La vraie horreur, c’est peut-être juste l’absence. Une vie d’absence, sans bonheurs ni malheurs.
Je n’assimilerais pas la tristesse, ou du moins l’émotion, qu’on peut ressentir face à une œuvre, à une souffrance. C’est plus une esthétique, peut-être… Comme l’esthétique du laid, de l’horreur. Enfin je sais pas, je n’ai jamais pleuré devant un film (sauf Roger Rabbit parce que j’étais tout petit et que j’ai eu peur).
Et si plaisir il y a à la tristesse, c’est peut-être de se dire que c’est horrible mais heureusement on est chez soi au chaud devant sa télé donc finalement tout va bien pour nous, on est heureux.

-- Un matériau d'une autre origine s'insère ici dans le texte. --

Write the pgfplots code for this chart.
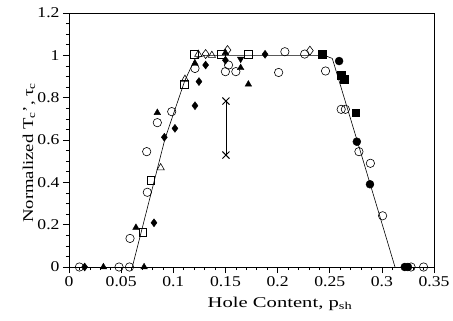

Je ne sais pas… J’ai déjà pleuré devant un film (ou une série, enfin un truc vidéo) ou un livre. Sans doute pas souvent, mais je sais que ça m’est arrivé. Je ne prenais pas ça comme une tristesse confortable, c’était surtout « triste » soit parce que ça se référait à quelque chose de réel, une histoire vraie ou une histoire qui aurait pu se passer, soit parce que ça me touchait directement, je pouvais me mettre en comparaison avec le personnage. C’était donc de la tristesse sincère. (Enfin il a dû aussi m’arriver de pleurer aussi pour des fictions totalement fictives, sans aucun rapport avec moi, mais ça devait être plus furtif, à peine une petit larme, pas vraiment douloureux finalement.) Mon meilleur exemple est « Des Souris et Des Hommes ». Je l’ai lu trois fois, à l’adolescence, et j’ai pleuré à chaque fois. Et pourtant j’ai eu envie de relire… Les deux dernières fois, j’ai sans doute dû un peu « forcer », pour chercher à pleurer et me souvenir pourquoi j’avais pleuré la première fois… Enfin, je pense.

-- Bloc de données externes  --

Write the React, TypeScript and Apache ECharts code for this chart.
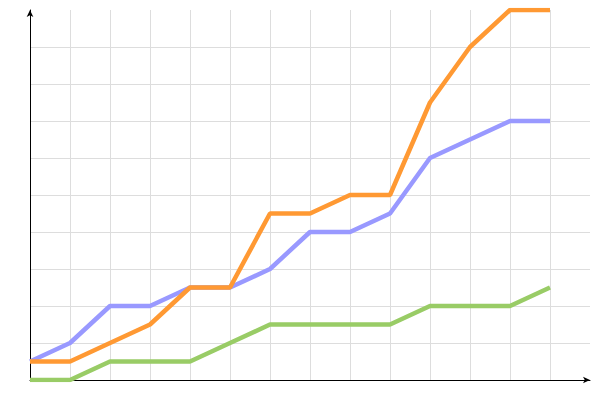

Il m’est aussi arrivé de ressentir une espèce de curiosité bizarre et honteuse, face à des drames, qui me touchaient pourtant. Ou de ressentir une sorte de plaisir à éprouver de nouvelles émotions « négatives ». Pas toujours, et pas constamment, mais parfois. Et même de découvrir que j’étais sensible à certaines choses. Et pourtant, ça n’avait rien d’agréable, en vérité. Mais je ne sais pas, la souffrance, parfois, c’est une espèce de substance étrange, qui peut avoir son charme, ou au moins son intérêt.
On peut aussi en tirer une certaine fierté, comme celle d’un ancien combattant, « Moi, j’ai plus souffert que toi ! », « Non, tu ne peux pas comprendre ma douleur, tu ne sais pas, tais-toi… », ou « Ah, de mon temps, les enfants étaient battus ! Ca, c’était la vraie vie ! », enfin ce genre de choses…
Tiens, mon deuxième paragraphe est hors sujet, tu parlais seulement de la tristesse des oeuvres… Tant pis, je laisse.